[Start of RECORDS FOR THIS TASK]
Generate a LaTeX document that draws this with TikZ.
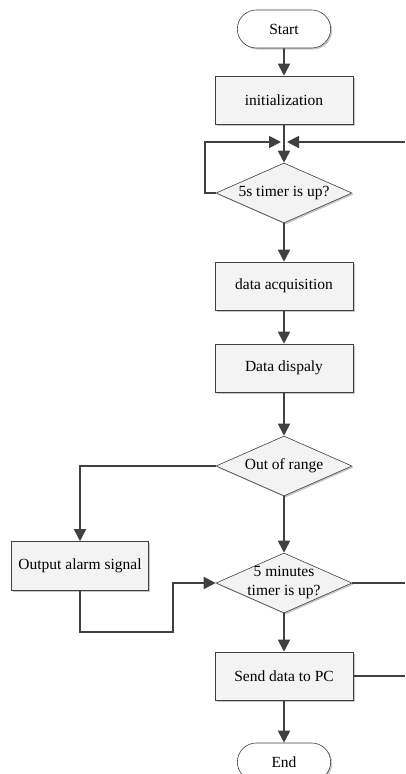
\documentclass[tikz,border=0pt]{standalone}
\usepackage{fontspec}
\setmainfont{Liberation Serif}
\usetikzlibrary{shapes.geometric,shapes.misc,shadows,arrows.meta}
\definecolor{linegray}{HTML}{404040}
\definecolor{boxfill}{HTML}{F3F3F3}

\begin{document}
\begin{tikzpicture}[x=1pt,y=-1pt,font=\fontsize{15.5}{19}\selectfont,
    every node/.style={draw=linegray,line width=0.6pt,fill=boxfill,
      drop shadow={shadow xshift=1.5pt,shadow yshift=-1.5pt,fill=gray!45,opacity=1}},
    term/.style={rounded rectangle,minimum width=100pt,minimum height=38pt,fill=white},
    proc/.style={rectangle,minimum width=138pt,minimum height=48pt},
    cond/.style={diamond,aspect=2.27,inner sep=0pt,minimum width=136pt,minimum height=60pt,align=center},
    flow/.style={draw=linegray,line width=1.8pt,-{Triangle[length=12pt,width=12pt]}},
    link/.style={draw=linegray,line width=1.8pt}]
  \useasboundingbox (0,0) rectangle (405,774);

  %main column
  \node[term] (start) at (284,29) {Start};
  \node[proc] (init) at (284,100) {initialization};
  \node[cond] (tmr) at (284,193) {5s timer is up?};
  \node[proc] (acq) at (284,286) {data acquisition};
  \node[proc] (disp) at (284,368) {Data dispaly};
  \node[cond] (range) at (284,466) {Out of range};
  \node[cond,inner sep=-3pt] (mins) at (284,583) {5 minutes\\timer is up?};
  \node[proc] (send) at (284,676) {Send data to PC};
  \node[term] (stop) at (284,762) {End};
  %alarm branch
  \node[proc,minimum width=137pt,minimum height=49pt] (alarm) at (80,566) {Output alarm signal};

  \coordinate (join) at (284,142);
  \coordinate (back) at (405,142);
  \coordinate (minsout) at (405,583);
  \coordinate (sendout) at (405,676);

  \draw[flow] (start) -- (init);
  \draw[link] (init) -- (join);
  \draw[flow] (join) -- (tmr);
  \draw[flow,shorten >=3pt] (tmr.west) -- (205,193) -- (205,142) -- (join);
  \draw[flow,shorten >=3pt] (back) -- (join);
  \draw[flow] (tmr) -- (acq);
  \draw[flow] (acq) -- (disp);
  \draw[flow] (disp) -- (range);
  \draw[flow] (range.west) -| (alarm.north);
  \draw[flow] (range) -- (mins);
  \draw[flow] (alarm.south) -- (80,632) -- (173,632) -- (173,583) -- (mins.west);
  \draw[link] (mins.east) -- (minsout);
  \draw[flow] (mins) -- (send);
  \draw[link] (send.east) -- (sendout);
  \draw[flow] (send) -- (stop);
\end{tikzpicture}
\end{document}
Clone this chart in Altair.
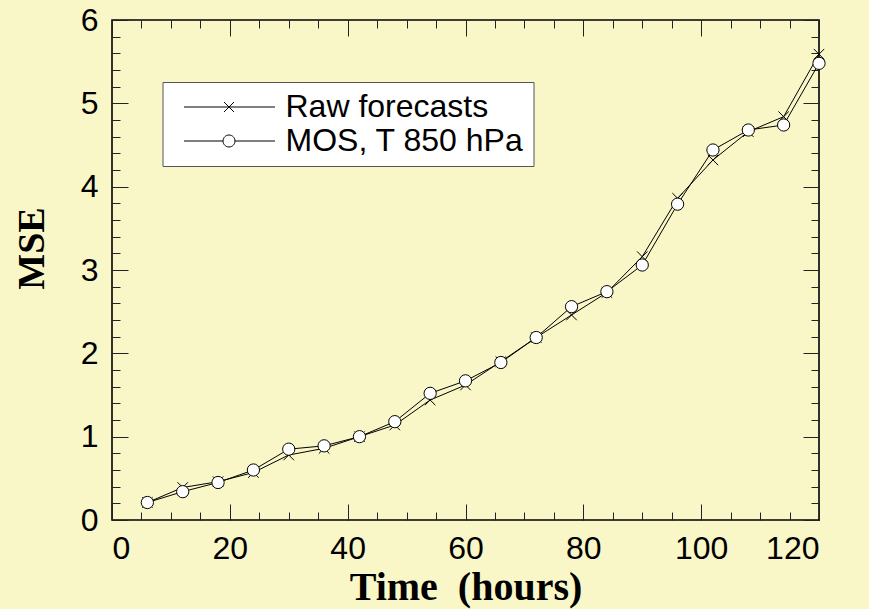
import altair as alt
import pandas as pd

# ---- data ----
hours = [6, 12, 18, 24, 30, 36, 42, 48, 54, 60, 66, 72, 78, 84, 90, 96, 102, 108, 114, 120]
raw_mse = [0.21, 0.39, 0.46, 0.57, 0.78, 0.86, 1.00, 1.14, 1.44, 1.62,
           1.90, 2.19, 2.46, 2.73, 3.16, 3.86, 4.32, 4.66, 4.84, 5.59]
mos_mse = [0.21, 0.34, 0.45, 0.60, 0.85, 0.89, 1.00, 1.18, 1.52, 1.67,
           1.89, 2.19, 2.56, 2.74, 3.06, 3.79, 4.44, 4.68, 4.74, 5.48]
series_names = ["Raw forecasts", "MOS, T 850 hPa"]

x_major = [0, 20, 40, 60, 80, 100, 120]
x_minor = [0, 5, 10, 15, 20, 25, 30, 35, 40, 45, 50, 55, 60, 65, 70, 75, 80,
           85, 90, 95, 100, 105, 110, 115, 120]
y_major = [0, 1, 2, 3, 4, 5, 6]
y_minor = [0, 0.2, 0.4, 0.6, 0.8, 1, 1.2, 1.4, 1.6, 1.8, 2, 2.2, 2.4, 2.6, 2.8,
           3, 3.2, 3.4, 3.6, 3.8, 4, 4.2, 4.4, 4.6, 4.8, 5, 5.2, 5.4, 5.6, 5.8, 6]

rows = []
for name, vals in zip(series_names, [raw_mse, mos_mse]):
    for h, v in zip(hours, vals):
        rows.append({"hours": h, "mse": v, "series": name})
df = pd.DataFrame(rows)

W, H = 707, 500
BG = "#F9F7C7"
TICK = "#222222"

# legend symbols: line with a marker in the middle (unit = sqrt(size)/2 px)
raw_sym = "M-0.233,0H5.833M2.434,-0.333L3.1,0.333M2.434,0.333L3.1,-0.333"
mos_sym = ("M-0.233,0H2.367M3.167,0H5.833"
           "M3.167,0A0.4,0.4,0,1,1,2.367,0A0.4,0.4,0,1,1,3.167,0Z")
cross_shape = "M-1,-1L1,1M-1,1L1,-1"

xs = alt.Scale(domain=[0, 120], nice=False, zero=False)
ys = alt.Scale(domain=[0, 6], nice=False, zero=False)


def tick_axis(orient, values, size, offset):
    return alt.Axis(orient=orient, values=values, tickSize=size, ticks=True,
                    tickColor=TICK, tickWidth=1, labels=False, domain=False,
                    grid=False, title=None, offset=offset)


x_main = alt.Axis(orient="bottom", values=x_major, ticks=False, tickSize=0,
                  domain=False, grid=False, labelFont="Liberation Sans",
                  labelFontSize=32, labelColor="black", labelPadding=13,
                  title="Time\u00a0 (hours)", titleFont="Liberation Serif",
                  titleFontSize=40, titleFontWeight="bold", titleColor="black",
                  titleBaseline="alphabetic", titleY=79)
y_main = alt.Axis(orient="left", values=y_major, ticks=False, tickSize=0,
                  domain=False, grid=False, labelFont="Liberation Sans",
                  labelFontSize=32, labelColor="black", labelPadding=14,
                  title="MSE", titleFont="Liberation Serif", titleFontSize=38,
                  titleFontWeight="bold", titleColor="black", titleAngle=270,
                  titleBaseline="alphabetic", titleAlign="center",
                  titleX=-69, titleY=228)

base = alt.Chart(df)
raw = base.transform_filter(alt.datum.series == series_names[0])
mos = base.transform_filter(alt.datum.series == series_names[1])

l1 = raw.mark_line(color="black", strokeWidth=1).encode(
    x=alt.X("hours:Q", scale=xs, axis=x_main),
    y=alt.Y("mse:Q", scale=ys, axis=y_main),
)
l2 = raw.mark_point(shape=cross_shape, size=110, filled=False, stroke="black",
                    strokeWidth=1, opacity=1).encode(
    x=alt.X("hours:Q", scale=xs, axis=tick_axis("top", x_major, 16, -H)),
    y=alt.Y("mse:Q", scale=ys, axis=tick_axis("right", y_major, 16, -W)),
)
l3 = mos.mark_line(color="black", strokeWidth=1).encode(
    x=alt.X("hours:Q", scale=xs, axis=tick_axis("top", x_minor, 8, -H)),
    y=alt.Y("mse:Q", scale=ys, axis=tick_axis("right", y_minor, 8, -W)),
)
l4 = mos.mark_point(shape="circle", size=150, fill="white", stroke="black",
                    strokeWidth=1, opacity=1).encode(
    x=alt.X("hours:Q", scale=xs, axis=tick_axis("bottom", x_major, 16, -H)),
    y=alt.Y("mse:Q", scale=ys, axis=tick_axis("left", y_major, 16, -W)),
)
l5 = base.transform_filter("false").mark_point(
    fill="white", stroke="black", strokeWidth=1, opacity=1, size=900
).encode(
    x=alt.X("hours:Q", scale=xs, axis=tick_axis("bottom", x_minor, 8, -H)),
    y=alt.Y("mse:Q", scale=ys, axis=tick_axis("left", y_minor, 8, -W)),
    shape=alt.Shape(
        "series:N",
        scale=alt.Scale(domain=series_names, range=[raw_sym, mos_sym]),
        legend=alt.Legend(
            title=None, orient="none", legendX=50.5, legendY=62,
            padding=9, fillColor="white", strokeColor="#555555",
            labelFont="Liberation Sans", labelFontSize=32, labelColor="black",
            labelOffset=82, labelLimit=500, symbolSize=900,
            symbolStrokeWidth=1, symbolOpacity=1, rowPadding=2,
        ),
    ),
)

chart = (
    alt.layer(l1, l2, l3, l4, l5)
    .resolve_axis(x="independent", y="independent")
    .properties(width=W, height=H, background=BG,
                autosize=alt.AutoSizeParams(type="none"),
                padding={"left": 112, "top": 20, "right": 50, "bottom": 89})
    .configure_view(stroke="black", strokeWidth=1.6)
)

chart.save("out.html", embed_options={"renderer": "svg", "actions": False})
[End of RECORDS FOR THIS TASK]
Begin with the line that contains "Clone this chart in Altair." and end with the line that contains "import pandas as pd"; write out both and all lines between exactly, but no pictures.

Clone this chart in Altair.
import altair as alt
import pandas as pd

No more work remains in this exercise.